If any such Registration Statement refers to any holder by name or
otherwise as the holder of any securities of an Issuer, then such holder shall
have the right to require (i) the insertion therein of language, in form and
substance reasonably satisfactory to such holder, to the effect that the
holding by such holder of such securities is not to be construed as a
recommendation by such holder of the investment quality of the Issuers'
securities covered thereby and that such holding does not imply that such
holder will assist in meeting any future financial requirements of the Issuers,
or (ii) in the event that such reference to such holder by name or otherwise is
not required by the Securities Act, the deletion of the reference to such
holder in any amendment or supplement to the Registration Statement filed or
prepared subsequent to the time that such reference ceases to be required.
In the case of a Shelf Registration pursuant to Section 3 hereof,
each holder of Transfer Restricted Securities agrees by acquisition of such
Transfer Restricted Securities that, upon receipt of any notice from the
Company of the happening of any event of the kind described in Section
5(c)(ii), 5(c)(iii), 5(c)(iv) or 5(c)(v) hereof, such holder will forthwith
discontinue disposition of such Transfer Restricted Securities covered by such
Registration Statement or Prospectus until such holder's receipt of the copies
of the supplemented or amended Prospectus contemplated by Section 5(j) hereof,
or until it is advised in writing (the "Advice") by the Company that the use of
the applicable Prospectus may be resumed, and, in either case, has received
copies of any additional or supplemental filings that are incorporated or
deemed to be incorporated by reference in such Prospectus.
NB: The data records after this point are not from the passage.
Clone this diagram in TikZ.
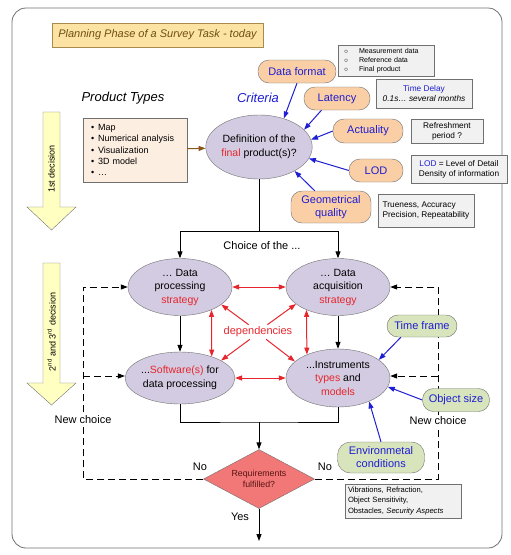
\documentclass[tikz,border=0pt]{standalone}
\usepackage{fontspec}
\setmainfont{Liberation Sans}
\usetikzlibrary{shapes.geometric,arrows.meta}

\definecolor{framegray}{HTML}{707070}
\definecolor{titlefill}{HTML}{FCE3A4}
\definecolor{titleline}{HTML}{A88A4E}
\definecolor{titletext}{HTML}{6E4E14}
\definecolor{listfill}{HTML}{FDEEE2}
\definecolor{pillorange}{HTML}{FBCFA6}
\definecolor{pillgreen}{HTML}{D7E4BC}
\definecolor{ovalfill}{HTML}{D3CBE1}
\definecolor{infofill}{HTML}{F1F1F1}
\definecolor{critblue}{HTML}{1E1ED2}
\definecolor{depred}{HTML}{E6262C}
\definecolor{reqfill}{HTML}{F27777}
\definecolor{reqtext}{HTML}{5A1515}
\definecolor{arrowfill}{HTML}{FFFFC2}
\definecolor{prodbrown}{HTML}{8A5518}

\begin{document}
\begin{tikzpicture}[x=1pt,y=-1pt,
    pill/.style={draw=framegray, fill=pillorange, rounded corners=11pt, inner sep=1pt,
      text=critblue, align=center, font=\fontsize{11}{13}\selectfont},
    greenpill/.style={pill, fill=pillgreen},
    oval/.style={ellipse, draw=framegray, fill=ovalfill, inner sep=0pt, align=center,
      font=\fontsize{10.5}{13.5}\selectfont},
    infobox/.style={draw=framegray, fill=infofill, inner sep=3pt, font=\fontsize{8.3}{10}\selectfont},
    plaintext/.style={font=\fontsize{11}{13}\selectfont},
    tip/.style={-{Triangle[length=7pt,width=5pt]}},
    flow/.style={line width=1pt},
    flowarrow/.style={flow, tip},
    critarrow/.style={critblue, line width=1pt, tip},
    deparrow/.style={depred, line width=1pt, tip},
    depboth/.style={depred, line width=1pt, {Triangle[length=7pt,width=5pt]}-{Triangle[length=7pt,width=5pt]}},
    loopline/.style={line width=1pt, dash pattern=on 7pt off 4pt},
    decarrow/.style={draw=framegray, fill=arrowfill}]
\useasboundingbox (0,0) rectangle (511,555);

% Draw the frame and the title
\draw[framegray, line width=0.8pt, rounded corners=14pt] (12,8) rectangle (502,548);
\node[draw=titleline, fill=titlefill, minimum width=211pt, minimum height=24pt, inner sep=0pt,
  text=titletext, font=\fontsize{11}{13}\selectfont\itshape] (title) at (157.5,35)
  {Planning Phase of a Survey Task - today};

% Headings
\node[font=\fontsize{13}{15}\selectfont\itshape] (ptypes) at (123,98) {Product Types};
\node[font=\fontsize{13}{15}\selectfont\itshape, text=critblue] (crit) at (258,98) {Criteria};

% Decision arrows
\draw[decarrow] (43,112) -- (60,112) -- (60,207) -- (76,207) -- (51.5,230) -- (27,207) -- (43,207) -- cycle;
\node[rotate=90, font=\fontsize{9}{11}\selectfont] (first) at (51.5,169) {1st decision};
\draw[decarrow] (43,263) -- (60,263) -- (60,383) -- (76,383) -- (51.5,405) -- (27,383) -- (43,383) -- cycle;
\node[rotate=90, font=\fontsize{9}{11}\selectfont] (second) at (51.5,332)
  {2\textsuperscript{nd} and 3\textsuperscript{rd} decision};

% Product types
\node[draw=framegray, fill=listfill, minimum height=64pt, inner xsep=8pt, text width=88pt,
  align=left, font=\fontsize{9}{11.3}\selectfont] (plist) at (135,150)
  {\textbullet\hspace{4pt}Map\\
   \textbullet\hspace{4pt}Numerical analysis\\
   \textbullet\hspace{4pt}Visualization\\
   \textbullet\hspace{4pt}3D model\\
   \textbullet\hspace{4pt}…};

% Definition of the final product
\node[oval, minimum width=104pt, minimum height=64pt] (def) at (259,147)
  {Definition of the\\\textcolor{depred}{final} product(s)?};
\draw[prodbrown, line width=1pt, tip] (plist) -- (def);

% Criteria
\node[pill, minimum width=78pt, minimum height=23pt] (fmt) at (297,71.5) {Data format};
\node[pill, minimum width=66pt, minimum height=23pt] (lat) at (337,98.5) {Latency};
\node[pill, minimum width=70pt, minimum height=24pt] (act) at (368,131) {Actuality};
\node[pill, minimum width=54pt, minimum height=23pt] (lod) at (376,170.5) {LOD};
\node[pill, minimum width=80pt, minimum height=32pt] (geo) at (331,207) {Geometrical\\quality};

\node[infobox, text width=90pt, minimum height=28pt, align=left, font=\fontsize{7.1}{9}\selectfont]
  (meas) at (386,61)
  {\makebox[18pt][l]{\hspace{3pt}$\circ$}Measurement data\\
   \makebox[18pt][l]{\hspace{3pt}$\circ$}Reference data\\
   \makebox[18pt][l]{\hspace{3pt}$\circ$}Final product};
\node[infobox, minimum width=96pt, minimum height=29pt, align=center] (delay) at (424,93.5)
  {\textcolor{critblue}{Time Delay}\\\textit{0.1s… several months}};
\node[infobox, minimum width=72pt, minimum height=24pt, align=center] (refr) at (447,131)
  {Refreshment\\period ?};
\node[infobox, minimum width=96pt, minimum height=28pt, align=center] (lodinfo) at (459,169)
  {\textcolor{critblue}{LOD} = Level of Detail\\Density of information};
\node[infobox, minimum width=96pt, minimum height=33pt, align=left] (true) at (426,210.5)
  {Trueness, Accuracy\\Precision, Repeatability};

\draw[critarrow] (fmt.south) -- (def.49);
\draw[critarrow] (lat.217) -- (def.21);
\draw[critarrow] (act.west) -- (def.8);
\draw[critarrow] (lod.west) -- (def.-13);
\draw[critarrow] (geo.135) -- (def.-34);

% Choice of the strategies, software and instruments
\node[oval, minimum width=104pt, minimum height=57pt] (dp) at (180,287)
  {… Data\\processing\\\textcolor{depred}{strategy}};
\node[oval, minimum width=104pt, minimum height=57pt] (da) at (338,287)
  {… Data\\acquisition\\\textcolor{depred}{strategy}};
\node[oval, minimum width=104pt, minimum height=52pt] (sw) at (180,378)
  {...\textcolor{depred}{Software(s)} for\\data processing};
\node[oval, minimum width=104pt, minimum height=58pt] (ins) at (338,378)
  {...Instruments\\\textcolor{depred}{types} and\\\textcolor{depred}{models}};

\coordinate (split) at (259,231);
\draw[flow] (def.south) -- (split);
\draw[flowarrow] (split) -| (dp.north);
\draw[flowarrow] (split) -| (da.north);
\node[plaintext] (choice) at (262,246) {Choice of the ...};
\draw[flowarrow] (dp) -- (sw);
\draw[flowarrow] (da) -- (ins);

% Dependencies
\node[plaintext, text=depred, inner sep=2pt] (dep) at (258,332) {dependencies};
\draw[depboth] (dp) -- (da);
\draw[depboth] (sw) -- (ins);
\draw[depboth] (dp.-36) -- (sw.34);
\draw[depboth] (da.216) -- (ins.143);
\draw[deparrow] (dep.142) -- (dp.-23);
\draw[deparrow] (dep.38) -- (da.202);
\draw[deparrow] (dep.222) -- (sw.23);
\draw[deparrow] (dep.-42) -- (ins.159);

% Requirements check
\node[diamond, draw=framegray, fill=reqfill, minimum width=111pt, minimum height=59pt, aspect=1.9,
  inner sep=0pt, align=center, text=reqtext, font=\fontsize{8.8}{11}\selectfont] (req) at (259,479)
  {Requirements\\fulfilled?};
\coordinate (join) at (259,422);
\draw[flow] (sw.south) |- (join) -| (ins.south);
\draw[flowarrow] (join) -- (req.north);
\coordinate (done) at (259,541);
\draw[flowarrow] (req.south) -- (done);
\node[plaintext] (yes) at (240,517) {Yes};
\node[plaintext] (noleft) at (200,467) {No};
\node[plaintext] (noright) at (325,467) {No};

% New choice loops
\coordinate (lloop) at (83,479);
\coordinate (lbranch) at (83,376);
\draw[loopline, tip] (req.west) -- (lloop) |- (dp.west);
\draw[loopline, tip] (lbranch) -- (lbranch -| sw.west);
\coordinate (rloop) at (438,479);
\coordinate (rbranch) at (438,376);
\draw[loopline, tip] (req.east) -- (rloop) |- (da.east);
\draw[loopline, tip] (rbranch) -- (rbranch -| ins.east);
\node[plaintext, fill=white, inner sep=1pt] (newleft) at (83,420) {New choice};
\node[plaintext, fill=white, inner sep=1pt] (newright) at (438,421) {New choice};

% Conditions for the instruments
\node[greenpill, minimum width=70pt, minimum height=22pt] (tf) at (422,326) {Time frame};
\node[greenpill, minimum width=67pt, minimum height=23pt] (osize) at (456,400) {Object size};
\node[greenpill, minimum width=87pt, minimum height=31pt, rounded corners=13pt] (env) at (381,457.5)
  {Environmetal\\conditions};
\draw[critarrow] (tf.208) -- (ins.24);
\draw[critarrow] (osize.west) -- (ins.-10);
\draw[critarrow] (env.north) -- (ins.-37);
\node[infobox, text width=110pt, minimum height=30pt, align=left, font=\fontsize{7.6}{10.3}\selectfont]
  (vib) at (403,501)
  {Vibrations, Refraction,\\Object Sensitivity,\\Obstacles, \textit{Security Aspects}};
\end{tikzpicture}
\end{document}
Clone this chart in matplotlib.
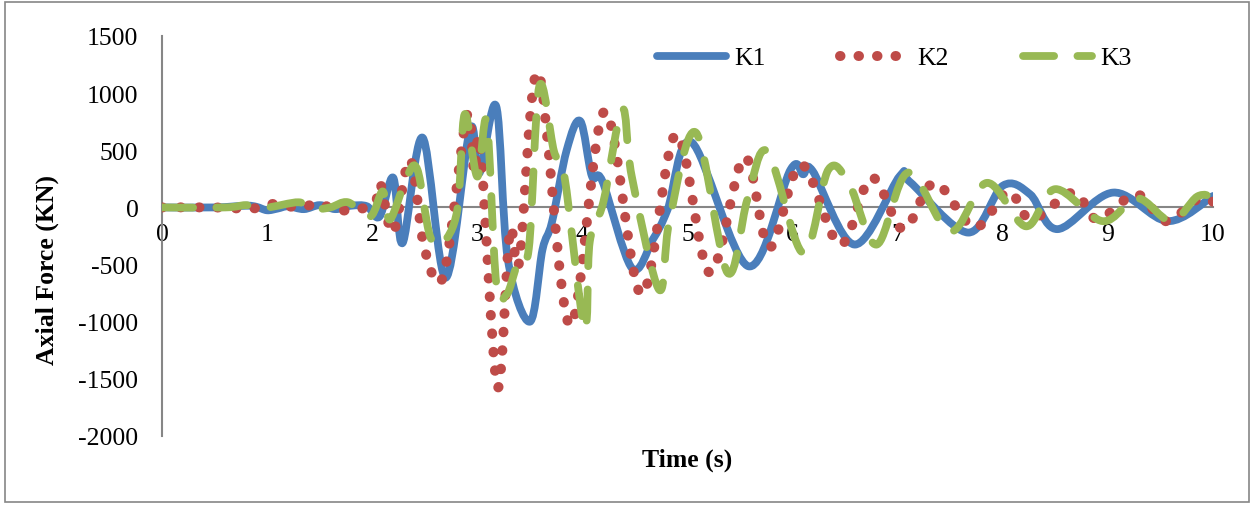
import numpy as np
import matplotlib.pyplot as plt
from matplotlib.path import Path
from matplotlib.patches import PathPatch, Rectangle
from matplotlib.lines import Line2D

plt.rcParams["font.family"] = ["Liberation Serif", "DejaVu Serif"]
plt.rcParams["axes.unicode_minus"] = False

# K1 - solid line (time s, axial force kN)
t_k1 = [0.0, 0.5, 0.8, 0.9, 1.0, 1.1, 1.2, 1.35, 1.5, 1.65, 1.8, 1.95, 2.07, 2.2,
        2.29, 2.48, 2.70, 2.93, 3.02, 3.18, 3.29, 3.50, 3.62, 3.71, 3.85, 3.98,
        4.09, 4.19, 4.47, 4.67, 4.81, 5.04, 5.58, 5.98, 6.10, 6.19, 6.59, 7.02,
        7.12, 7.67, 8.0, 8.26, 8.52, 9.05, 9.57, 10.0]
k1 = [0, 0, 15, 5, -25, -10, 10, -15, 20, -15, 15, 10, -80, 260,
      -310, 610, -615, 685, 300, 885, -450, -1000, -370, -130, 500, 755,
      275, 230, -530, -280, -20, 570, -515, 330, 290, 320, -325, 275,
      220, -220, 190, 115, -190, 130, -120, 100]

# K2 - round dots
t_k2 = [0.0, 0.5, 0.85, 1.05, 1.3, 1.5, 1.65, 1.9, 2.03, 2.08, 2.2, 2.36, 2.5,
        2.68, 2.9, 2.97, 3.03, 3.19, 3.31, 3.40, 3.58, 3.88, 4.21, 4.56, 4.89,
        5.21, 5.54, 5.78, 6.08, 6.45, 6.75, 7.05, 7.35, 7.73, 8.05, 8.27, 8.67,
        8.9, 9.27, 9.55, 9.85, 10.0]
k2 = [0, 0, -10, 30, 0, 35, -25, -10, 45, 200, -220, 420, -370,
      -590, 800, 310, 525, -1570, -210, -470, 1180, -1030, 840, -760, 640,
      -570, 440, -350, 375, -325, 260, -190, 215, -175, 140, -105, 130,
      -105, 115, -120, 70, 50]

# K3 - long dashes
t_k3 = [0.0, 0.6, 0.8, 1.0, 1.3, 1.43, 1.6, 1.77, 1.98, 2.1, 2.17, 2.33, 2.43,
        2.55, 2.67, 2.81, 2.88, 3.0, 3.09, 3.18, 3.28, 3.38, 3.49, 3.59, 3.73,
        3.83, 4.02, 4.07, 4.2, 4.38, 4.47, 4.73, 4.83, 5.08, 5.38, 5.57, 5.76,
        6.1, 6.34, 6.54, 6.8, 7.1, 7.5, 7.85, 8.22, 8.5, 8.95, 9.28, 9.6, 9.85,
        10.0]
k3 = [0, 0, 20, 0, 45, -15, 0, 45, -80, 140, -105, 270, 330,
      -250, -310, -20, 815, 270, 750, -660, -760, -500, -360, 1060, 490,
      265, -1060, -300, 50, 860, 270, -720, -105, 655, -570, 70, 490,
      -400, 330, 200, -325, 305, -210, 215, -165, 160, -120, 80, -120, 95,
      95]

BLUE = "#4A7EBB"
RED = "#BE4B48"
GREEN = "#98B954"
GREY = "#868686"


def smooth_path(x, y):
    """Bezier path through the points, Excel-style smoothed line."""
    pts = np.column_stack([x, y]).astype(float)
    ext = np.vstack([pts[0], pts, pts[-1]])
    verts = [pts[0]]
    codes = [Path.MOVETO]
    for i in range(len(pts) - 1):
        p0, p1, p2, p3 = ext[i], ext[i + 1], ext[i + 2], ext[i + 3]
        verts += [p1 + (p2 - p0) / 6, p2 - (p3 - p1) / 6, p2]
        codes += [Path.CURVE4] * 3
    return Path(verts, codes)


fig = plt.figure(figsize=(12.55, 5.06), dpi=100)
ax = fig.add_axes([162 / 1255, 1 - 437 / 506, 1051 / 1255, 400 / 506])

styles = [
    (t_k1, k1, BLUE, 5.6, "-", "K1"),
    (t_k2, k2, RED, 7.2, (0, (0.05, 1.8)), "K2"),
    (t_k3, k3, GREEN, 5.6, (0, (4, 3)), "K3"),
]
handles = []
for z, (t, v, color, lw, ls, label) in enumerate(styles):
    patch = PathPatch(smooth_path(t, v), fill=False, edgecolor=color, linewidth=lw,
                      linestyle=ls, capstyle="round", joinstyle="round",
                      transform=ax.transData, zorder=3 + z)
    ax.add_patch(patch)
    handles.append(Line2D([], [], color=color, linewidth=lw, linestyle=ls,
                          dash_capstyle="round", solid_capstyle="round", label=label))

ax.set_xlim(0, 10)
ax.set_ylim(-2000, 1500)
ax.set_yticks(np.arange(-2000, 1501, 500))
ax.set_xticks(np.arange(0, 11, 1))

for side in ["top", "right"]:
    ax.spines[side].set_visible(False)
ax.spines["left"].set_color(GREY)
ax.spines["left"].set_linewidth(1.5)
ax.spines["bottom"].set_position(("data", 0))
ax.spines["bottom"].set_color(GREY)
ax.spines["bottom"].set_linewidth(1.5)
ax.spines["bottom"].set_zorder(1)
ax.tick_params(axis="y", length=0, pad=17, labelsize=18.5)
ax.tick_params(axis="x", length=0, pad=11, labelsize=18.5)

fig.text(47 / 1255, 1 - 270 / 506, "Axial Force (KN)", rotation=90, ha="center",
         va="center", fontsize=18.5, fontweight="bold")
fig.text(687 / 1255, 1 - 460 / 506, "Time (s)", ha="center", va="center",
         fontsize=18.5, fontweight="bold")

fig.legend(handles=handles, loc="center left", bbox_to_anchor=(657 / 1255, 1 - 59 / 506),
           ncol=3, frameon=False, fontsize=18.5, handlelength=2.7, handletextpad=0.3,
           columnspacing=2.9, borderpad=0, borderaxespad=0)

fig.patches.append(Rectangle((5 / 1255, 3 / 506), 1244 / 1255, 500 / 506, fill=False,
                             edgecolor=GREY, linewidth=1.2, transform=fig.transFigure))

fig.savefig("out.png", dpi=100)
If the Company shall
give any such notice, the Effectiveness Period shall be extended by the number
of days during such period from and including the date of the giving of such
notice to and including the date when each holder of Transfer Restricted
Securities covered by such Registration Statement shall have received (x) the
copies of the supplemented or amended Prospectus contemplated by Section 5(j)
hereof or (y) the Advice, and, in either case, has received copies of any
additional or supplemental filings that are incorporated or deemed to be
incorporated by reference in such Prospectus.
6. Registration Expenses
All fees and expenses incident to the performance of or compliance
with this Agreement by the Issuers shall be borne by the Issuers whether or not
any Registration Statement is filed or becomes effective and whether or not any
Notes, Exchange Notes or Private Exchange Notes are issued or sold pursuant to
any Registration Statement. The fees and expenses referred to in the foregoing
sentence shall include, without limitation, (i) all registration and filing
fees (including, without limitation, fees and expenses (A) with respect to
filings required to be made with the National Association of Securities
Dealers, Inc. and (B) in compliance with securities or Blue Sky laws), (ii)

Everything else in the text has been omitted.